* BEGIN Input material *

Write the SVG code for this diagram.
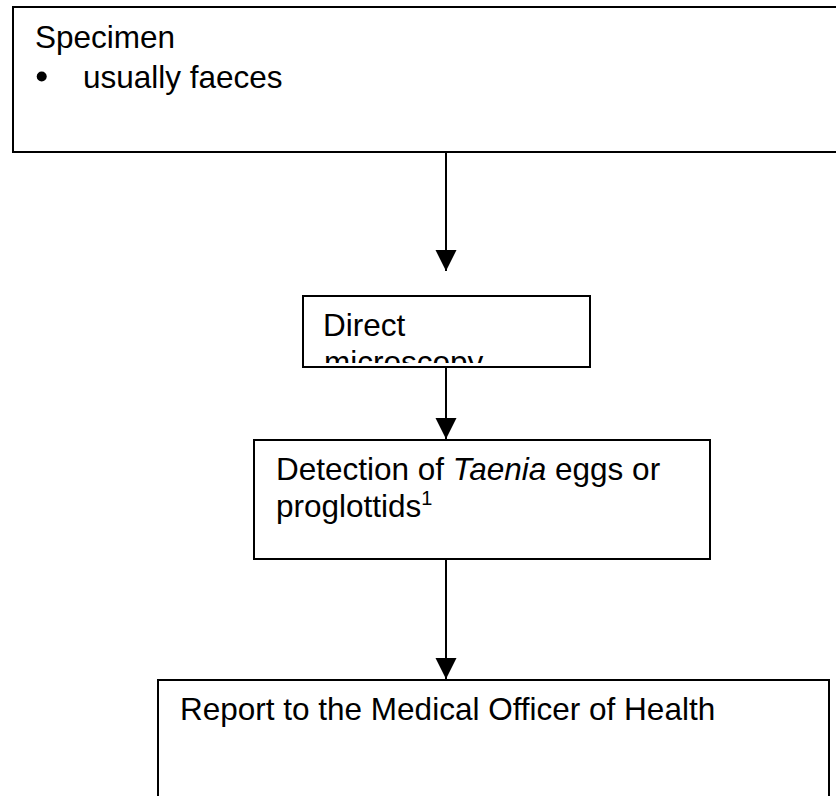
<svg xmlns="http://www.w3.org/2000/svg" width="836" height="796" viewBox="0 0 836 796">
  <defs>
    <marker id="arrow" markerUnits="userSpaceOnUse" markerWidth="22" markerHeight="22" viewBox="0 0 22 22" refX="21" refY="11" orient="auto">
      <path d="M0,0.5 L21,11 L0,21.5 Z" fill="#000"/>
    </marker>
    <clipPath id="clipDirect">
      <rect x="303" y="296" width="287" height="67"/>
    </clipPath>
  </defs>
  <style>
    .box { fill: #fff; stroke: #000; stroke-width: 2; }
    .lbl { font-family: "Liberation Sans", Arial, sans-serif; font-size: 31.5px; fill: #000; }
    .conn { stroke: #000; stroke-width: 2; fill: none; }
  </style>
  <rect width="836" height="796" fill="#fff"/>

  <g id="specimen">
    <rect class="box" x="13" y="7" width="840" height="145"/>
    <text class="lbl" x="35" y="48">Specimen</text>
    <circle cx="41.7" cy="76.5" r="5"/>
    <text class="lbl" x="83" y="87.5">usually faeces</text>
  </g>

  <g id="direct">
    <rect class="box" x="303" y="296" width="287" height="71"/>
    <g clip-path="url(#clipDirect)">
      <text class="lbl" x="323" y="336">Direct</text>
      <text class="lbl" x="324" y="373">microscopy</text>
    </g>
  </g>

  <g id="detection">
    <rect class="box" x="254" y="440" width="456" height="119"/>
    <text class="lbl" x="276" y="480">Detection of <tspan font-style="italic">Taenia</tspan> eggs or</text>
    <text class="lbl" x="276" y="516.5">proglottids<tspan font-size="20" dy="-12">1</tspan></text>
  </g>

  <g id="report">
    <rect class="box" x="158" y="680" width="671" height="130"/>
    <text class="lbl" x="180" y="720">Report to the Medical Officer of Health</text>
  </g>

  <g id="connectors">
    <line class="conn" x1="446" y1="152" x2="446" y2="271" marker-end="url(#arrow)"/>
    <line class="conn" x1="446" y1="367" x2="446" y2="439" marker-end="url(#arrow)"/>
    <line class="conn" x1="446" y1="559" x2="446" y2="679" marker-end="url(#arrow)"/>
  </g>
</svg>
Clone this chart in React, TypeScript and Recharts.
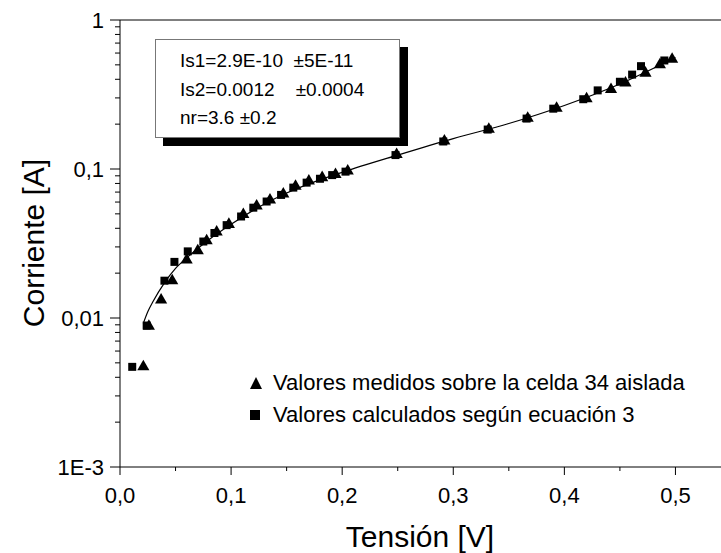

* END Input material *

# [Exercise brief]
Repeat the material above verbatim, with no pictures in the output.

# [Problem solution]
Write the SVG code for this diagram.
<svg xmlns="http://www.w3.org/2000/svg" width="836" height="796" viewBox="0 0 836 796">
  <defs>
    <marker id="arrow" markerUnits="userSpaceOnUse" markerWidth="22" markerHeight="22" viewBox="0 0 22 22" refX="21" refY="11" orient="auto">
      <path d="M0,0.5 L21,11 L0,21.5 Z" fill="#000"/>
    </marker>
    <clipPath id="clipDirect">
      <rect x="303" y="296" width="287" height="67"/>
    </clipPath>
  </defs>
  <style>
    .box { fill: #fff; stroke: #000; stroke-width: 2; }
    .lbl { font-family: "Liberation Sans", Arial, sans-serif; font-size: 31.5px; fill: #000; }
    .conn { stroke: #000; stroke-width: 2; fill: none; }
  </style>
  <rect width="836" height="796" fill="#fff"/>

  <g id="specimen">
    <rect class="box" x="13" y="7" width="840" height="145"/>
    <text class="lbl" x="35" y="48">Specimen</text>
    <circle cx="41.7" cy="76.5" r="5"/>
    <text class="lbl" x="83" y="87.5">usually faeces</text>
  </g>

  <g id="direct">
    <rect class="box" x="303" y="296" width="287" height="71"/>
    <g clip-path="url(#clipDirect)">
      <text class="lbl" x="323" y="336">Direct</text>
      <text class="lbl" x="324" y="373">microscopy</text>
    </g>
  </g>

  <g id="detection">
    <rect class="box" x="254" y="440" width="456" height="119"/>
    <text class="lbl" x="276" y="480">Detection of <tspan font-style="italic">Taenia</tspan> eggs or</text>
    <text class="lbl" x="276" y="516.5">proglottids<tspan font-size="20" dy="-12">1</tspan></text>
  </g>

  <g id="report">
    <rect class="box" x="158" y="680" width="671" height="130"/>
    <text class="lbl" x="180" y="720">Report to the Medical Officer of Health</text>
  </g>

  <g id="connectors">
    <line class="conn" x1="446" y1="152" x2="446" y2="271" marker-end="url(#arrow)"/>
    <line class="conn" x1="446" y1="367" x2="446" y2="439" marker-end="url(#arrow)"/>
    <line class="conn" x1="446" y1="559" x2="446" y2="679" marker-end="url(#arrow)"/>
  </g>
</svg>
Clone this chart in React, TypeScript and Recharts.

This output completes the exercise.